• Work to complete:
Pictures do not belong in your copy. Repeat all the other data exactly.

• Information provided:
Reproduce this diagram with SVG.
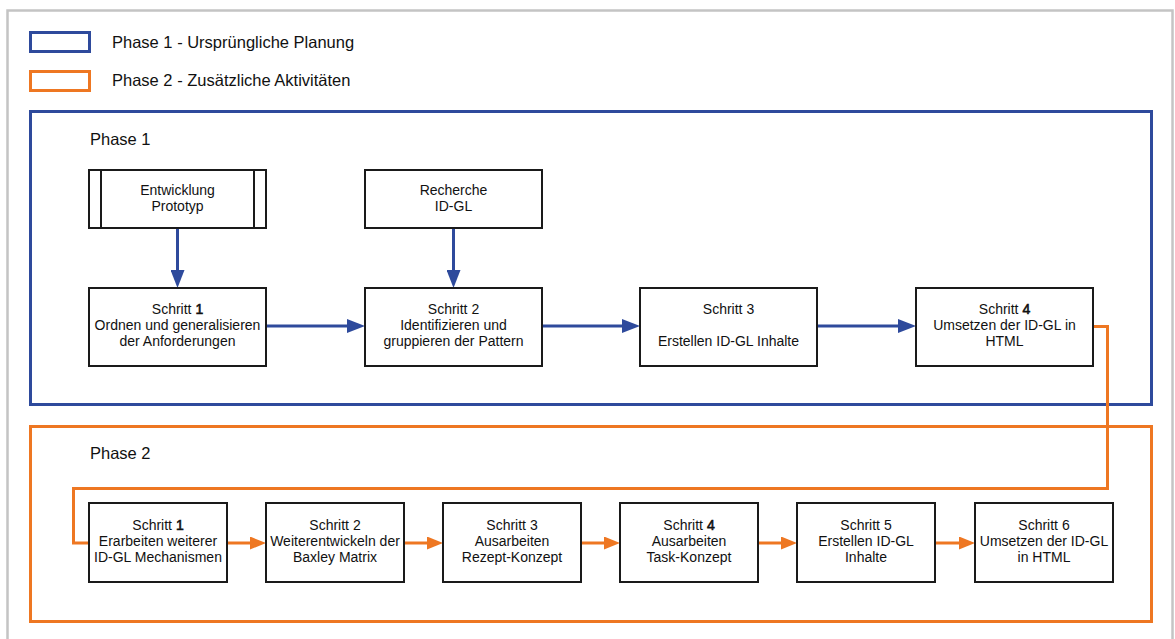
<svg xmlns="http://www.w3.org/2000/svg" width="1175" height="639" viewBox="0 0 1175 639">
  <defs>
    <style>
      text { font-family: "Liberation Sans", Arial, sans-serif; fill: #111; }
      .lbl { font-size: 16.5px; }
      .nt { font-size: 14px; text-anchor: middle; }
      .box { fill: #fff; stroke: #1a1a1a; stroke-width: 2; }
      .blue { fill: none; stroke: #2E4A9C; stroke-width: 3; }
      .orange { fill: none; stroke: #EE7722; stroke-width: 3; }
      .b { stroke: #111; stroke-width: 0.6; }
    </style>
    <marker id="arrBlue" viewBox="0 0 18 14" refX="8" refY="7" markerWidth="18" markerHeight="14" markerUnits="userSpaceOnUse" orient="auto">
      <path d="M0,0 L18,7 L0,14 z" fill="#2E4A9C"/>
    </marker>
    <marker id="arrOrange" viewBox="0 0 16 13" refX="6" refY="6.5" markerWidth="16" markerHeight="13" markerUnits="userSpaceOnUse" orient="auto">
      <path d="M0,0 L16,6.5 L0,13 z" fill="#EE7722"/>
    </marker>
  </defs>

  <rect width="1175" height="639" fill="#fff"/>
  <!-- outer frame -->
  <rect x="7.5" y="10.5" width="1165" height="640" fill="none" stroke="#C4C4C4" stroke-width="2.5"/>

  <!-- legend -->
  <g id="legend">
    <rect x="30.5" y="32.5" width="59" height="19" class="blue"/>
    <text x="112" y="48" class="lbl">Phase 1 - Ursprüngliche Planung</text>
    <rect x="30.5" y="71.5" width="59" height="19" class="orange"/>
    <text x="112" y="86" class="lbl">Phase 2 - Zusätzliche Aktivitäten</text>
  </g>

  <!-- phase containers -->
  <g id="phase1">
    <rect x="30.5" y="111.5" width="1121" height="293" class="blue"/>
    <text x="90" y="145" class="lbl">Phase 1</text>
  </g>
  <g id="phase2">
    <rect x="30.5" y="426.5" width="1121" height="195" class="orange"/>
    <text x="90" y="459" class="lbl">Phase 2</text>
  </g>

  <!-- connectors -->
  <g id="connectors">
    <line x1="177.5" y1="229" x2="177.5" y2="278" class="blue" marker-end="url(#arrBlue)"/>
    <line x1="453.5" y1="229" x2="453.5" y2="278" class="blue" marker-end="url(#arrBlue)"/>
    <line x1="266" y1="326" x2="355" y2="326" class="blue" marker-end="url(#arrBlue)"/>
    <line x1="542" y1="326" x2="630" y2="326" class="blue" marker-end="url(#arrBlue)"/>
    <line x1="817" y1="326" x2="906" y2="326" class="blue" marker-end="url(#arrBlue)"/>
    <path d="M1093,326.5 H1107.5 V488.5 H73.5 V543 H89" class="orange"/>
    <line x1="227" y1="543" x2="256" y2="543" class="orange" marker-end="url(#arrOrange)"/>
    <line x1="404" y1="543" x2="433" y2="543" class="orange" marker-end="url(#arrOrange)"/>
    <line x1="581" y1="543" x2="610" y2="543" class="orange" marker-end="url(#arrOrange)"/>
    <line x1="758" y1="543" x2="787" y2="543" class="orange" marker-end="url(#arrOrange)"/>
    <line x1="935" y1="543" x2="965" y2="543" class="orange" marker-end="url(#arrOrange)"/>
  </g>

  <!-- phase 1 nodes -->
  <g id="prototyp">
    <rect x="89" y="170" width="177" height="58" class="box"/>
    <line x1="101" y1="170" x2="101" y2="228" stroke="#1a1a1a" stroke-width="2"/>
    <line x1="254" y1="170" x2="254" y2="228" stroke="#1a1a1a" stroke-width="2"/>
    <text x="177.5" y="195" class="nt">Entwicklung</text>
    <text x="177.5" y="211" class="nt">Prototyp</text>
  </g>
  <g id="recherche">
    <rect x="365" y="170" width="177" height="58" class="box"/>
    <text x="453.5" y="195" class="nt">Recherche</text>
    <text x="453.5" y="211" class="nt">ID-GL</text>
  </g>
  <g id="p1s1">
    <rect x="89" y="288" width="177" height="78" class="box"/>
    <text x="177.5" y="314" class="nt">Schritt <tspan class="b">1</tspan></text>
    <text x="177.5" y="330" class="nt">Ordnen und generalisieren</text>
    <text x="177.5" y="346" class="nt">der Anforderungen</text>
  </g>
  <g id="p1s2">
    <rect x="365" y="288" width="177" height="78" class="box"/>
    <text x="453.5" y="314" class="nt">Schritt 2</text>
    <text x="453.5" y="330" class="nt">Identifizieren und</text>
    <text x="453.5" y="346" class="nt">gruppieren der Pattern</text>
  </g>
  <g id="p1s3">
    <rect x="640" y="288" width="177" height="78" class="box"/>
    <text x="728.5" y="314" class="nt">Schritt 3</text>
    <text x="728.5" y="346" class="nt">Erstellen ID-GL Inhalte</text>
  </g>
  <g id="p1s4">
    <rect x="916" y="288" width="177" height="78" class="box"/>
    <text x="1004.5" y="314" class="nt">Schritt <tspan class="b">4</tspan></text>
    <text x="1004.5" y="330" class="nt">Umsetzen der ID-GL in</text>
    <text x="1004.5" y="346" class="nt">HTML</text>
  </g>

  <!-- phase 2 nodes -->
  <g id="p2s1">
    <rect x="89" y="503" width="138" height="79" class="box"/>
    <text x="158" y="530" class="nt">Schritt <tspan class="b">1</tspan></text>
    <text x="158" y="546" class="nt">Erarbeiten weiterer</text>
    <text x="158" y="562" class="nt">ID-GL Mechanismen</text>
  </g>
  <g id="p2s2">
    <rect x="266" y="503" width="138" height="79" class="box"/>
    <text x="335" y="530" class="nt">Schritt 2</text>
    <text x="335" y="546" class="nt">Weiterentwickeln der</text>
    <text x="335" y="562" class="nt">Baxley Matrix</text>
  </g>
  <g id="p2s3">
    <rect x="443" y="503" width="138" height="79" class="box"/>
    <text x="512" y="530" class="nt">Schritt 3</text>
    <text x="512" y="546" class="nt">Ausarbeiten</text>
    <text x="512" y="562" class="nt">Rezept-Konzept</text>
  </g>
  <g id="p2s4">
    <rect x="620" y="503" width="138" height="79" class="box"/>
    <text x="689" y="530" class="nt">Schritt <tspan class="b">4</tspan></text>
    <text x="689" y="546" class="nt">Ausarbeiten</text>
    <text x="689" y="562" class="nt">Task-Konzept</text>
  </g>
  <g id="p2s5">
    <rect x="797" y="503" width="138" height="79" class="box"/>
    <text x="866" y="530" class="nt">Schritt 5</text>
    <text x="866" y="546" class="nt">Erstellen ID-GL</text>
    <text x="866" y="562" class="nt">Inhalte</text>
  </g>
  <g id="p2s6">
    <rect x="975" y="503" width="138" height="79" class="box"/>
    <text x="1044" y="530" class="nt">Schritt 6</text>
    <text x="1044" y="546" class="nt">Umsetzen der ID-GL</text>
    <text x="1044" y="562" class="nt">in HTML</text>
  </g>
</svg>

• Full output:
Reproduce this diagram with SVG.
<svg xmlns="http://www.w3.org/2000/svg" width="1175" height="639" viewBox="0 0 1175 639">
  <defs>
    <style>
      text { font-family: "Liberation Sans", Arial, sans-serif; fill: #111; }
      .lbl { font-size: 16.5px; }
      .nt { font-size: 14px; text-anchor: middle; }
      .box { fill: #fff; stroke: #1a1a1a; stroke-width: 2; }
      .blue { fill: none; stroke: #2E4A9C; stroke-width: 3; }
      .orange { fill: none; stroke: #EE7722; stroke-width: 3; }
      .b { stroke: #111; stroke-width: 0.6; }
    </style>
    <marker id="arrBlue" viewBox="0 0 18 14" refX="8" refY="7" markerWidth="18" markerHeight="14" markerUnits="userSpaceOnUse" orient="auto">
      <path d="M0,0 L18,7 L0,14 z" fill="#2E4A9C"/>
    </marker>
    <marker id="arrOrange" viewBox="0 0 16 13" refX="6" refY="6.5" markerWidth="16" markerHeight="13" markerUnits="userSpaceOnUse" orient="auto">
      <path d="M0,0 L16,6.5 L0,13 z" fill="#EE7722"/>
    </marker>
  </defs>

  <rect width="1175" height="639" fill="#fff"/>
  <!-- outer frame -->
  <rect x="7.5" y="10.5" width="1165" height="640" fill="none" stroke="#C4C4C4" stroke-width="2.5"/>

  <!-- legend -->
  <g id="legend">
    <rect x="30.5" y="32.5" width="59" height="19" class="blue"/>
    <text x="112" y="48" class="lbl">Phase 1 - Ursprüngliche Planung</text>
    <rect x="30.5" y="71.5" width="59" height="19" class="orange"/>
    <text x="112" y="86" class="lbl">Phase 2 - Zusätzliche Aktivitäten</text>
  </g>

  <!-- phase containers -->
  <g id="phase1">
    <rect x="30.5" y="111.5" width="1121" height="293" class="blue"/>
    <text x="90" y="145" class="lbl">Phase 1</text>
  </g>
  <g id="phase2">
    <rect x="30.5" y="426.5" width="1121" height="195" class="orange"/>
    <text x="90" y="459" class="lbl">Phase 2</text>
  </g>

  <!-- connectors -->
  <g id="connectors">
    <line x1="177.5" y1="229" x2="177.5" y2="278" class="blue" marker-end="url(#arrBlue)"/>
    <line x1="453.5" y1="229" x2="453.5" y2="278" class="blue" marker-end="url(#arrBlue)"/>
    <line x1="266" y1="326" x2="355" y2="326" class="blue" marker-end="url(#arrBlue)"/>
    <line x1="542" y1="326" x2="630" y2="326" class="blue" marker-end="url(#arrBlue)"/>
    <line x1="817" y1="326" x2="906" y2="326" class="blue" marker-end="url(#arrBlue)"/>
    <path d="M1093,326.5 H1107.5 V488.5 H73.5 V543 H89" class="orange"/>
    <line x1="227" y1="543" x2="256" y2="543" class="orange" marker-end="url(#arrOrange)"/>
    <line x1="404" y1="543" x2="433" y2="543" class="orange" marker-end="url(#arrOrange)"/>
    <line x1="581" y1="543" x2="610" y2="543" class="orange" marker-end="url(#arrOrange)"/>
    <line x1="758" y1="543" x2="787" y2="543" class="orange" marker-end="url(#arrOrange)"/>
    <line x1="935" y1="543" x2="965" y2="543" class="orange" marker-end="url(#arrOrange)"/>
  </g>

  <!-- phase 1 nodes -->
  <g id="prototyp">
    <rect x="89" y="170" width="177" height="58" class="box"/>
    <line x1="101" y1="170" x2="101" y2="228" stroke="#1a1a1a" stroke-width="2"/>
    <line x1="254" y1="170" x2="254" y2="228" stroke="#1a1a1a" stroke-width="2"/>
    <text x="177.5" y="195" class="nt">Entwicklung</text>
    <text x="177.5" y="211" class="nt">Prototyp</text>
  </g>
  <g id="recherche">
    <rect x="365" y="170" width="177" height="58" class="box"/>
    <text x="453.5" y="195" class="nt">Recherche</text>
    <text x="453.5" y="211" class="nt">ID-GL</text>
  </g>
  <g id="p1s1">
    <rect x="89" y="288" width="177" height="78" class="box"/>
    <text x="177.5" y="314" class="nt">Schritt <tspan class="b">1</tspan></text>
    <text x="177.5" y="330" class="nt">Ordnen und generalisieren</text>
    <text x="177.5" y="346" class="nt">der Anforderungen</text>
  </g>
  <g id="p1s2">
    <rect x="365" y="288" width="177" height="78" class="box"/>
    <text x="453.5" y="314" class="nt">Schritt 2</text>
    <text x="453.5" y="330" class="nt">Identifizieren und</text>
    <text x="453.5" y="346" class="nt">gruppieren der Pattern</text>
  </g>
  <g id="p1s3">
    <rect x="640" y="288" width="177" height="78" class="box"/>
    <text x="728.5" y="314" class="nt">Schritt 3</text>
    <text x="728.5" y="346" class="nt">Erstellen ID-GL Inhalte</text>
  </g>
  <g id="p1s4">
    <rect x="916" y="288" width="177" height="78" class="box"/>
    <text x="1004.5" y="314" class="nt">Schritt <tspan class="b">4</tspan></text>
    <text x="1004.5" y="330" class="nt">Umsetzen der ID-GL in</text>
    <text x="1004.5" y="346" class="nt">HTML</text>
  </g>

  <!-- phase 2 nodes -->
  <g id="p2s1">
    <rect x="89" y="503" width="138" height="79" class="box"/>
    <text x="158" y="530" class="nt">Schritt <tspan class="b">1</tspan></text>
    <text x="158" y="546" class="nt">Erarbeiten weiterer</text>
    <text x="158" y="562" class="nt">ID-GL Mechanismen</text>
  </g>
  <g id="p2s2">
    <rect x="266" y="503" width="138" height="79" class="box"/>
    <text x="335" y="530" class="nt">Schritt 2</text>
    <text x="335" y="546" class="nt">Weiterentwickeln der</text>
    <text x="335" y="562" class="nt">Baxley Matrix</text>
  </g>
  <g id="p2s3">
    <rect x="443" y="503" width="138" height="79" class="box"/>
    <text x="512" y="530" class="nt">Schritt 3</text>
    <text x="512" y="546" class="nt">Ausarbeiten</text>
    <text x="512" y="562" class="nt">Rezept-Konzept</text>
  </g>
  <g id="p2s4">
    <rect x="620" y="503" width="138" height="79" class="box"/>
    <text x="689" y="530" class="nt">Schritt <tspan class="b">4</tspan></text>
    <text x="689" y="546" class="nt">Ausarbeiten</text>
    <text x="689" y="562" class="nt">Task-Konzept</text>
  </g>
  <g id="p2s5">
    <rect x="797" y="503" width="138" height="79" class="box"/>
    <text x="866" y="530" class="nt">Schritt 5</text>
    <text x="866" y="546" class="nt">Erstellen ID-GL</text>
    <text x="866" y="562" class="nt">Inhalte</text>
  </g>
  <g id="p2s6">
    <rect x="975" y="503" width="138" height="79" class="box"/>
    <text x="1044" y="530" class="nt">Schritt 6</text>
    <text x="1044" y="546" class="nt">Umsetzen der ID-GL</text>
    <text x="1044" y="562" class="nt">in HTML</text>
  </g>
</svg>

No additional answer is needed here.